— START OF GIVEN INFORMATION —

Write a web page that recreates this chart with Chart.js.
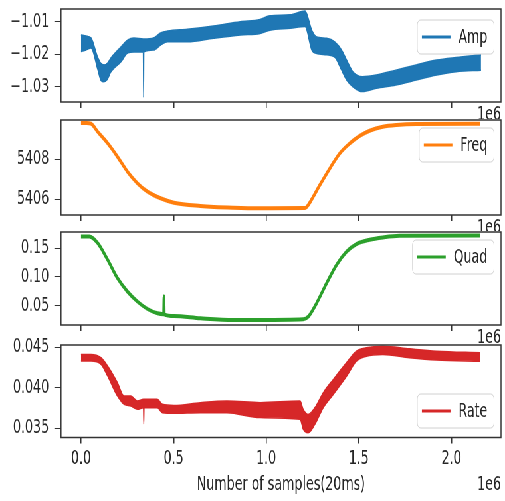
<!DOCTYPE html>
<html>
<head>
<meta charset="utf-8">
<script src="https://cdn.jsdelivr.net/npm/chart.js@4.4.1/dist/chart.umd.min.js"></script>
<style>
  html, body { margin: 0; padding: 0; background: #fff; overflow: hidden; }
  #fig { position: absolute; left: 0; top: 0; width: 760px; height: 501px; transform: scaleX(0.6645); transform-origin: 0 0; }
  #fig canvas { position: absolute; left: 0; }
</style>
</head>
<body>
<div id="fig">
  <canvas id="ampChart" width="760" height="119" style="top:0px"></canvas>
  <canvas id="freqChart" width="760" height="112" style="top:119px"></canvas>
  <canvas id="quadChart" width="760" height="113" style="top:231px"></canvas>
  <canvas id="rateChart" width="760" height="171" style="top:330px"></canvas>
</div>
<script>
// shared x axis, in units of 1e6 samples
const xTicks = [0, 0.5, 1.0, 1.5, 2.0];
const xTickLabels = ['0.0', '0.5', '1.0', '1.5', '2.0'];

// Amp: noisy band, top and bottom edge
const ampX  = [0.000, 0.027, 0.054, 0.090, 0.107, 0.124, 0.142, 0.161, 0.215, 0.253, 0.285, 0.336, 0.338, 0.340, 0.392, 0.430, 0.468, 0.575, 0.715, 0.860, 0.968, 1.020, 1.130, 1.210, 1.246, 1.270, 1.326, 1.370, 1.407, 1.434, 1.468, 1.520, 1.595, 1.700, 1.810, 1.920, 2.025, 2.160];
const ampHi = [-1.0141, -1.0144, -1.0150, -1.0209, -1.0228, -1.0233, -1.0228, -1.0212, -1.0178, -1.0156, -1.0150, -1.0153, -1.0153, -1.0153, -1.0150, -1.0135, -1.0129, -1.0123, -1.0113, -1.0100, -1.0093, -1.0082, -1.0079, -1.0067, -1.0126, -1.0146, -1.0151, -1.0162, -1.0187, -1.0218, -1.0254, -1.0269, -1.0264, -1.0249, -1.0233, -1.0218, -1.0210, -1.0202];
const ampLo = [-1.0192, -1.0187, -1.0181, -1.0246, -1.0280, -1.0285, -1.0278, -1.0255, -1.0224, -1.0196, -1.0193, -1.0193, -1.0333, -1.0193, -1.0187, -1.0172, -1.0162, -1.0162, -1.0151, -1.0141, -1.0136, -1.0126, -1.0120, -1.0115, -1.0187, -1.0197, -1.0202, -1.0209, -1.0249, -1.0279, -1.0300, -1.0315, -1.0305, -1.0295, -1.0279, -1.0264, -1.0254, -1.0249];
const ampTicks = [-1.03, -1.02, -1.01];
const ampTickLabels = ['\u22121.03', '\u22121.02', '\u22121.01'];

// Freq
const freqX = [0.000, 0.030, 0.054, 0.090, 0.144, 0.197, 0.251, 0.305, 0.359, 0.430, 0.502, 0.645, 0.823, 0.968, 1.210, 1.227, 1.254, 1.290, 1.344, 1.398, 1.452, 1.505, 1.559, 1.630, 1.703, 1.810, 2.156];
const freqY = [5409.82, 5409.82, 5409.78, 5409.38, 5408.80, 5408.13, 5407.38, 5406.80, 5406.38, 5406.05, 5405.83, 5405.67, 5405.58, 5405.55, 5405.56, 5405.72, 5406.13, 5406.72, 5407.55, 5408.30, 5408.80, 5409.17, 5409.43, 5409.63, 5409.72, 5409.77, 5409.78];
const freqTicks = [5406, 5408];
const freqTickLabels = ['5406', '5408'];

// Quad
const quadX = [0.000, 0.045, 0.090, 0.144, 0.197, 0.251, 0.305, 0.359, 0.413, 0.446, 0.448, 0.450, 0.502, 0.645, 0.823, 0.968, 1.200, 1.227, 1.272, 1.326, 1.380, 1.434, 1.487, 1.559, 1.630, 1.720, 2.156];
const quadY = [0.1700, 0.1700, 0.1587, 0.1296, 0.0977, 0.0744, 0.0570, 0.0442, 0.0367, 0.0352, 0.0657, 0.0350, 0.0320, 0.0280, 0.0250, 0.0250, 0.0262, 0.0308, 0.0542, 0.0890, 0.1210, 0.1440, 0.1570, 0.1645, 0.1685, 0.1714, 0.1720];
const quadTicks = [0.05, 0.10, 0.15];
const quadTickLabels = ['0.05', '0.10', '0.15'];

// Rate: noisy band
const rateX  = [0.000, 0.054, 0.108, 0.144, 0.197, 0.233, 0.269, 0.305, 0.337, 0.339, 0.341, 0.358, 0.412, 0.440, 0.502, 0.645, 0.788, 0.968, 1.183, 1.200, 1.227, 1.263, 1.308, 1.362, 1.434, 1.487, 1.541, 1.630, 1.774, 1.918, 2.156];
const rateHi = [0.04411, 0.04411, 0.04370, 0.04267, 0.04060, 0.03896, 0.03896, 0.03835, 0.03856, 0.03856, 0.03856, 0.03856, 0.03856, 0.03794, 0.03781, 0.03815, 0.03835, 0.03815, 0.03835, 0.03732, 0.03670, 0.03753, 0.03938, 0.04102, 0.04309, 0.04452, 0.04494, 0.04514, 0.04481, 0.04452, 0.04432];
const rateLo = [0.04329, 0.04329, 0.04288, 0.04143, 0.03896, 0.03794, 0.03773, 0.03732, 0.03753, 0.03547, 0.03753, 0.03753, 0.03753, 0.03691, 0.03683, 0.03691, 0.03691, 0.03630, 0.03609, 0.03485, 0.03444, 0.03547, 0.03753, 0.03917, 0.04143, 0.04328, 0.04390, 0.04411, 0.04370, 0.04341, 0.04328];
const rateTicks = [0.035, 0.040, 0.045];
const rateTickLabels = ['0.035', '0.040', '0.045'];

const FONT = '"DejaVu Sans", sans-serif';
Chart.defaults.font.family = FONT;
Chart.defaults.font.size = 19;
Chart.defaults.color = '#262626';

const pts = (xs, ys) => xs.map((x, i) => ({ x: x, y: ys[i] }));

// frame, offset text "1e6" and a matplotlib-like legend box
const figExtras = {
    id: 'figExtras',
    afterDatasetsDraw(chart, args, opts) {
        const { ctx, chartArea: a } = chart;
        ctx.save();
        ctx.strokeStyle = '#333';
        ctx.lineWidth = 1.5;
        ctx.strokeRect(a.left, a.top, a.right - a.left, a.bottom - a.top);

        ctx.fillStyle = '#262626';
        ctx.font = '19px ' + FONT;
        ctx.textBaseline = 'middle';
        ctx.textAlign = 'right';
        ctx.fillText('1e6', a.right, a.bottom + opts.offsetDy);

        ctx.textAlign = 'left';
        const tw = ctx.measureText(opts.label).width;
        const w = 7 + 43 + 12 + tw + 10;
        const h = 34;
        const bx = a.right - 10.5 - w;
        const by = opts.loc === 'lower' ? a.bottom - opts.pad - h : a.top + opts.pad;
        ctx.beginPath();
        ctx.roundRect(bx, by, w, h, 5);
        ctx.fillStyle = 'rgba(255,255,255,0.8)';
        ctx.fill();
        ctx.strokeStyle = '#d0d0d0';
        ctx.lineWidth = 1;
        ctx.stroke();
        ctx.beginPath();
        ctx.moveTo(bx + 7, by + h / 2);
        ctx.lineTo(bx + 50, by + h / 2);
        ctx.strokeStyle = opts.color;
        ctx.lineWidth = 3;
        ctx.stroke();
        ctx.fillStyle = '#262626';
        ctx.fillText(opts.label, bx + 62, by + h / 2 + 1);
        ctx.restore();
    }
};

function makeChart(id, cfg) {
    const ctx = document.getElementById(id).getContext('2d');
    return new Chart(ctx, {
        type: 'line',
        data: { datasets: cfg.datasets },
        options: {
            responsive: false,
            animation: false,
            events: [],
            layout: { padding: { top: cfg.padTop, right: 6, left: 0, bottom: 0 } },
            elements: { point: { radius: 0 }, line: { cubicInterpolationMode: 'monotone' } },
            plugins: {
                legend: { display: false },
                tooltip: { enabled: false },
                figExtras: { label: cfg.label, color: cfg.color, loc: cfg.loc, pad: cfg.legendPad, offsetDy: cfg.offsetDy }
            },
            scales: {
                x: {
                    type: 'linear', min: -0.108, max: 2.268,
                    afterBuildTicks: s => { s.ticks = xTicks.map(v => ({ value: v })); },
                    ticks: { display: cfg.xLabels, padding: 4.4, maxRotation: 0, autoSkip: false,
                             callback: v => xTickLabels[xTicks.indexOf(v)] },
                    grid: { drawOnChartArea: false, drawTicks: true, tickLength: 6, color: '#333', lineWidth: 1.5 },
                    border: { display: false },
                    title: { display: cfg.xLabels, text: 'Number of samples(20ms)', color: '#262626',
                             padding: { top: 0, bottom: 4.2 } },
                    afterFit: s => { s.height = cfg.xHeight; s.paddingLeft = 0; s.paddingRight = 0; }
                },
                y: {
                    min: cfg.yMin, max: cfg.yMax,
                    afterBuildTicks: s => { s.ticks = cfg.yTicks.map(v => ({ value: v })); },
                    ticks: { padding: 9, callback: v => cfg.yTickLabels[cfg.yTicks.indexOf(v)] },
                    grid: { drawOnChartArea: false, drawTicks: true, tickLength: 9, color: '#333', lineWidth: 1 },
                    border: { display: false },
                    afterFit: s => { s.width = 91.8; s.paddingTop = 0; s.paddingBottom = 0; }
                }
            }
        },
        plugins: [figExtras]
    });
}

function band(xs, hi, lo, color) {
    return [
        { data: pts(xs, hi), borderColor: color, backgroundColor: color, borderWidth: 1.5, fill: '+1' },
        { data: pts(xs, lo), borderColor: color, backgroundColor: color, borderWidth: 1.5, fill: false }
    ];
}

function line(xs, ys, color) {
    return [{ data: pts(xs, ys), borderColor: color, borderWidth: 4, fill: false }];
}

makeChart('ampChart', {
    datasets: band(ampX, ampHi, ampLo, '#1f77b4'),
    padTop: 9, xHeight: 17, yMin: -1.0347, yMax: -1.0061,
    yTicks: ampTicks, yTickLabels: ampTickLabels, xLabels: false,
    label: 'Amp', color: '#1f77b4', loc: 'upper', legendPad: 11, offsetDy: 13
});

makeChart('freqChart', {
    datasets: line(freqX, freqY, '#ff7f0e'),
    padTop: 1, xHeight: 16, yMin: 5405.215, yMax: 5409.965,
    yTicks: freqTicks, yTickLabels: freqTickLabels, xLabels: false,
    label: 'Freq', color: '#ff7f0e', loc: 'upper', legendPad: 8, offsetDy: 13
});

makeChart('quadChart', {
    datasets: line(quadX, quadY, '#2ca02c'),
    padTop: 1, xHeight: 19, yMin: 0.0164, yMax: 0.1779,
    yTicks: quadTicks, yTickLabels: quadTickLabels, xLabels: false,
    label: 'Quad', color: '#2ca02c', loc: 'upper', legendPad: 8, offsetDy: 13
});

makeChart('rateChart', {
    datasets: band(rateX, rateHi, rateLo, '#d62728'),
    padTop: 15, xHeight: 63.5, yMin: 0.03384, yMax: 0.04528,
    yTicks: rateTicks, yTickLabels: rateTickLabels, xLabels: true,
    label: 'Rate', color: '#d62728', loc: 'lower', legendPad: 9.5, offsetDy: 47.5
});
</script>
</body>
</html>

— END OF GIVEN INFORMATION —

◆ TASK BRIEF ◆
Look at the listing and set down only the lines from its start through the line with "['\u22121.03', '\u22121.02', '\u22121.01'];", word for word and without pictures.

◆ OUTPUT FOR THIS TASK ◆
Write a web page that recreates this chart with Chart.js.
<!DOCTYPE html>
<html>
<head>
<meta charset="utf-8">
<script src="https://cdn.jsdelivr.net/npm/chart.js@4.4.1/dist/chart.umd.min.js"></script>
<style>
  html, body { margin: 0; padding: 0; background: #fff; overflow: hidden; }
  #fig { position: absolute; left: 0; top: 0; width: 760px; height: 501px; transform: scaleX(0.6645); transform-origin: 0 0; }
  #fig canvas { position: absolute; left: 0; }
</style>
</head>
<body>
<div id="fig">
  <canvas id="ampChart" width="760" height="119" style="top:0px"></canvas>
  <canvas id="freqChart" width="760" height="112" style="top:119px"></canvas>
  <canvas id="quadChart" width="760" height="113" style="top:231px"></canvas>
  <canvas id="rateChart" width="760" height="171" style="top:330px"></canvas>
</div>
<script>
// shared x axis, in units of 1e6 samples
const xTicks = [0, 0.5, 1.0, 1.5, 2.0];
const xTickLabels = ['0.0', '0.5', '1.0', '1.5', '2.0'];

// Amp: noisy band, top and bottom edge
const ampX  = [0.000, 0.027, 0.054, 0.090, 0.107, 0.124, 0.142, 0.161, 0.215, 0.253, 0.285, 0.336, 0.338, 0.340, 0.392, 0.430, 0.468, 0.575, 0.715, 0.860, 0.968, 1.020, 1.130, 1.210, 1.246, 1.270, 1.326, 1.370, 1.407, 1.434, 1.468, 1.520, 1.595, 1.700, 1.810, 1.920, 2.025, 2.160];
const ampHi = [-1.0141, -1.0144, -1.0150, -1.0209, -1.0228, -1.0233, -1.0228, -1.0212, -1.0178, -1.0156, -1.0150, -1.0153, -1.0153, -1.0153, -1.0150, -1.0135, -1.0129, -1.0123, -1.0113, -1.0100, -1.0093, -1.0082, -1.0079, -1.0067, -1.0126, -1.0146, -1.0151, -1.0162, -1.0187, -1.0218, -1.0254, -1.0269, -1.0264, -1.0249, -1.0233, -1.0218, -1.0210, -1.0202];
const ampLo = [-1.0192, -1.0187, -1.0181, -1.0246, -1.0280, -1.0285, -1.0278, -1.0255, -1.0224, -1.0196, -1.0193, -1.0193, -1.0333, -1.0193, -1.0187, -1.0172, -1.0162, -1.0162, -1.0151, -1.0141, -1.0136, -1.0126, -1.0120, -1.0115, -1.0187, -1.0197, -1.0202, -1.0209, -1.0249, -1.0279, -1.0300, -1.0315, -1.0305, -1.0295, -1.0279, -1.0264, -1.0254, -1.0249];
const ampTicks = [-1.03, -1.02, -1.01];
const ampTickLabels = ['\u22121.03', '\u22121.02', '\u22121.01'];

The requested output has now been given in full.